Ronald Natalie ron at ronnatalie.com
Fri Oct 20 12:05:15 AEST 2017


Of course, 4K is in the noise on a machine with 32 Gig or more of memory.

The old PDP-11 could put a 136 byte executable (assuming the standard UNIX V6 a.out header into two 64 byte chunks of memory.    Not too shabby even in those days.

> On Oct 19, 2017, at 9:31 PM, Lyndon Nerenberg <lyndon at orthanc.ca> wrote:
> 
> 
>> On Oct 19, 2017, at 6:27 PM, Dan Cross <crossd at gmail.com> wrote:
>> 
>> macOS requires you to have a data section aligned to 4K, even if you
>> don't use it. The resulting binary is a little over 8K; again, mostly
>> zeros.
>> 
>> There are parlor tricks people play to get binary sizes down to
>> incredibly small values, but I found the results interesting.
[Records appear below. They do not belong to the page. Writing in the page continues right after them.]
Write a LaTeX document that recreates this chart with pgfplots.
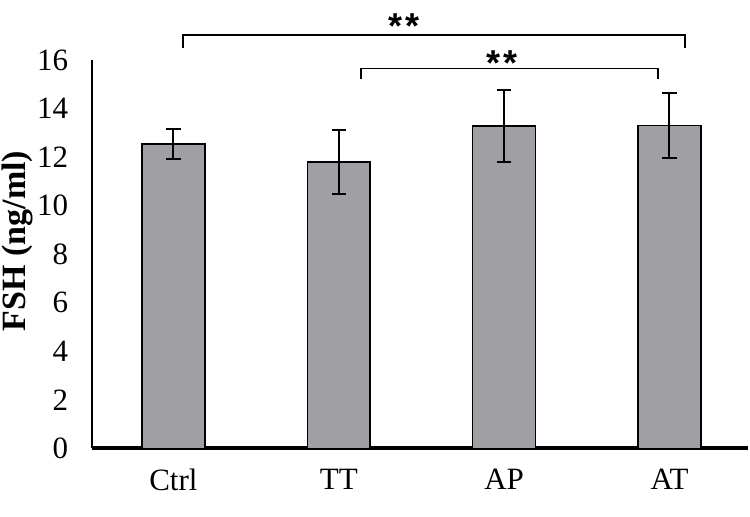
\documentclass[border=0pt]{standalone}
\usepackage{fontspec}
\setmainfont{Liberation Serif}
\setsansfont{Liberation Sans}
\usepackage{pgfplots}
\pgfplotsset{compat=1.18}
\definecolor{barfill}{RGB}{160,160,164}
\begin{document}
\begin{tikzpicture}
\begin{axis}[
  scale only axis,
  width=328pt, height=194pt,
  xmin=-0.493, xmax=3.475,
  ymin=0, ymax=16,
  ytick={0,2,...,16},
  xtick={0,1,2,3},
  xticklabels={Ctrl,TT,AP,AT},
  axis x line=bottom, axis y line=left,
  axis line style={-},
  x axis line style={line width=2pt},
  y axis line style={line width=0.7pt},
  major tick length=0pt,
  /pgf/number format/assume math mode=true,
  tick label style={font=\fontsize{15.5}{17}\selectfont},
  yticklabel style={xshift=-8.3pt},
  xticklabel style={yshift=-7pt},
  ylabel={\textbf{FSH (ng/ml)}},
  ylabel style={font=\fontsize{17}{19}\selectfont, at={(axis description cs:-0.113,0.534)}, anchor=center},
  clip=false,
  ybar, bar width=0.38,
]
\addplot[draw=black, line width=0.75pt, fill=barfill,
  error bars/.cd, y dir=both, y explicit,
  error bar style={line width=1pt, black},
  error mark options={rotate=90, mark size=3.6pt, line width=1pt, black}]
  coordinates {
    (0,12.54) +- (0,0.63)
    (1,11.81) +- (0,1.33)
    (2,13.28) +- (0,1.48)
    (3,13.31) +- (0,1.35)
  };
% significance brackets
\draw[line width=0.8pt] (axis cs:0.057,16.49) -- (axis cs:0.057,17.03) -- (axis cs:3.094,17.03) -- (axis cs:3.094,16.49);
\draw[line width=0.8pt] (axis cs:1.134,15.22) -- (axis cs:1.134,15.66) -- (axis cs:2.931,15.66) -- (axis cs:2.931,15.22);
\node[anchor=north, inner sep=0pt, font=\sffamily\bfseries\fontsize{18}{20}\selectfont] at (axis cs:1.397,17.94) {*\kern1.5pt*};
\node[anchor=north, inner sep=0pt, font=\sffamily\bfseries\fontsize{18}{20}\selectfont] at (axis cs:1.990,16.41) {*\kern1.5pt*};
\coordinate (bbl) at (rel axis cs:-0.140,-0.175);
\coordinate (btr) at (rel axis cs:1.003,1.155);
\end{axis}
\pgfresetboundingbox
\path (bbl) rectangle (btr);
\end{tikzpicture}
\end{document}
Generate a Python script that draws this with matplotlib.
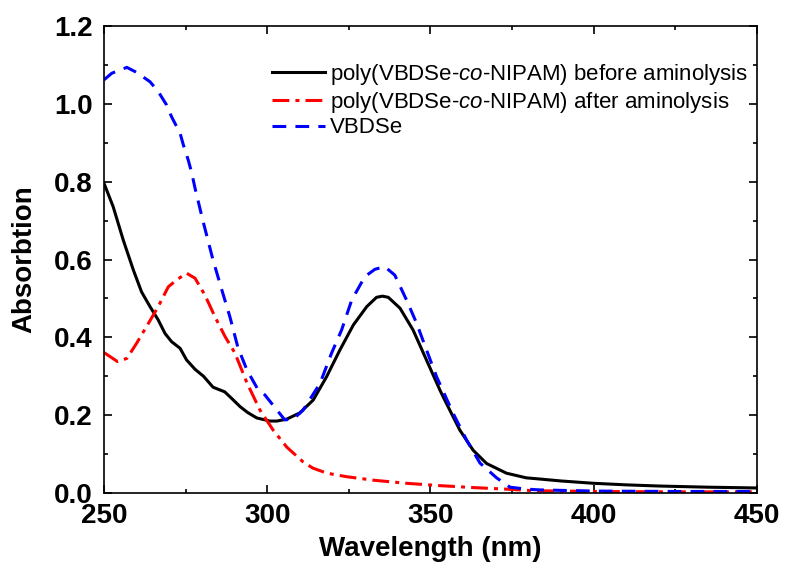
import matplotlib
matplotlib.use('Agg')
import matplotlib.pyplot as plt
from matplotlib.ticker import MultipleLocator

plt.rcParams['mathtext.fontset'] = 'custom'
plt.rcParams['mathtext.it'] = 'Liberation Sans:italic'
plt.rcParams['mathtext.rm'] = 'Liberation Sans'

# valores (nm, absorção)
wl_before = [250, 252.8, 255.9, 259, 261.5, 264.1, 266.6, 268.7, 270.7, 273.3, 275.3, 277.9, 280.5,
             283.4, 287, 289.5, 291.7, 294, 296.8, 300.8, 303, 306, 310, 314.1, 318.2, 322.3, 326.4,
             330.5, 333.5, 335.3, 337.1, 340.7, 344.7, 348.8, 352.9, 354.4, 359, 363.1, 367.2, 373.3,
             379.4, 383.5, 390, 400, 410, 420, 435, 450]
abs_before = [0.796, 0.736, 0.65, 0.573, 0.517, 0.479, 0.445, 0.41, 0.389, 0.372, 0.342, 0.318, 0.30,
              0.272, 0.26, 0.24, 0.222, 0.207, 0.193, 0.185, 0.185, 0.19, 0.206, 0.239, 0.299, 0.368, 0.432,
              0.479, 0.503, 0.506, 0.503, 0.475, 0.419, 0.342, 0.265, 0.239, 0.162, 0.11, 0.076, 0.051,
              0.039, 0.036, 0.031, 0.025, 0.021, 0.018, 0.015, 0.013]

wl_after = [250, 254.1, 257, 260, 263.6, 266.6, 269.7, 272.3, 275.3, 277.9, 280.9, 284, 287.1, 290.1,
            293.8, 297.8, 301.8, 306, 311, 314, 318.3, 324.3, 332.5, 342.7, 352.9, 363.1, 373.3, 381.5,
            400, 425, 450]
abs_after = [0.361, 0.338, 0.346, 0.385, 0.436, 0.479, 0.53, 0.548, 0.565, 0.552, 0.509, 0.453, 0.402, 0.36,
             0.283, 0.213, 0.162, 0.118, 0.08, 0.064, 0.051, 0.042, 0.033, 0.025, 0.019, 0.014, 0.010, 0.006,
             0.004, 0.003, 0.003]

wl_vbdse = [250, 252.4, 257, 260, 264.1, 266.6, 269.2, 270.7, 273.3, 274.3, 275.8, 276.9, 277.9, 280.3,
            283.4, 286.1, 288.6, 291, 293.8, 296.9, 299.3, 303, 305.4, 308, 311, 316.2, 319.7, 322.8,
            325.9, 329.9, 333, 336, 339.1, 342.7, 345.8, 348.8, 351.9, 356.9, 361.1, 365.2, 370.3, 374.4,
            379.4, 383.5, 400, 425, 450]
abs_vbdse = [1.062, 1.079, 1.094, 1.081, 1.057, 1.032, 0.997, 0.967, 0.925, 0.895, 0.856, 0.822, 0.783, 0.70,
             0.599, 0.522, 0.452, 0.375, 0.316, 0.27, 0.252, 0.213, 0.188, 0.19, 0.213, 0.282, 0.359, 0.419,
             0.496, 0.556, 0.575, 0.582, 0.56, 0.496, 0.436, 0.368, 0.299, 0.206, 0.136, 0.077, 0.039, 0.015,
             0.01, 0.008, 0.005, 0.004, 0.004]

fig = plt.figure(figsize=(7.85, 5.68), dpi=100)
ax = fig.add_axes([0.1325, 0.132, 0.8315, 0.822])

lw = 2.2
ax.plot(wl_before, abs_before, color='black', lw=lw,
        label='poly(VBDSe-$\\it{co}$-NIPAM) before aminolysis')
ax.plot(wl_after, abs_after, color='red', lw=lw, dashes=(5.5, 2, 1.3, 2),
        label='poly(VBDSe-$\\it{co}$-NIPAM) after aminolysis')
ax.plot(wl_vbdse, abs_vbdse, color='blue', lw=lw, dashes=(4.5, 3), label='VBDSe')

ax.set_xlim(250, 450)
ax.set_ylim(0, 1.2)
ax.xaxis.set_major_locator(MultipleLocator(50))
ax.xaxis.set_minor_locator(MultipleLocator(25))
ax.yaxis.set_major_locator(MultipleLocator(0.2))
ax.yaxis.set_minor_locator(MultipleLocator(0.1))
ax.tick_params(which='both', direction='in', top=True, right=True, width=1.2)
ax.tick_params(which='major', length=6)
ax.tick_params(which='minor', length=3)
ax.tick_params(axis='x', pad=7)
ax.tick_params(axis='y', pad=8)
for s in ax.spines.values():
    s.set_linewidth(1.2)

tick_font = {'family': 'Liberation Sans', 'weight': 'bold', 'size': 20}
ax.set_xticks([250, 300, 350, 400, 450])
ax.set_xticklabels(['250', '300', '350', '400', '450'], fontdict=tick_font)
ax.set_yticks([0, 0.2, 0.4, 0.6, 0.8, 1.0, 1.2])
ax.set_yticklabels(['0.0', '0.2', '0.4', '0.6', '0.8', '1.0', '1.2'], fontdict=tick_font)

ax.set_xlabel('Wavelength (nm)', family='Liberation Sans', weight='bold', size=20, labelpad=5)
ax.set_ylabel('Absorbtion', family='Liberation Sans', weight='bold', size=20, labelpad=12)

leg = ax.legend(loc='upper right', bbox_to_anchor=(1.0, 0.942), frameon=False,
                prop={'family': 'Liberation Sans', 'size': 16}, handlelength=2.4,
                handletextpad=0.22, labelspacing=0.12, borderaxespad=0.0, borderpad=0.4)

fig.savefig('out.png', dpi=100)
Building
>> the obvious C program on a PDP-11 running 7th Edition yields a 136
>> byte executable, stripped. Still infinitely greater than /bin/true in
>> the limit, but still svelte by modern standards.
> 
> No matter how tiny you can make the a.out, the kernel's still going to have to map in at least one page to hold it, so you're eating a minimum of 4K on any modern machine, regardless.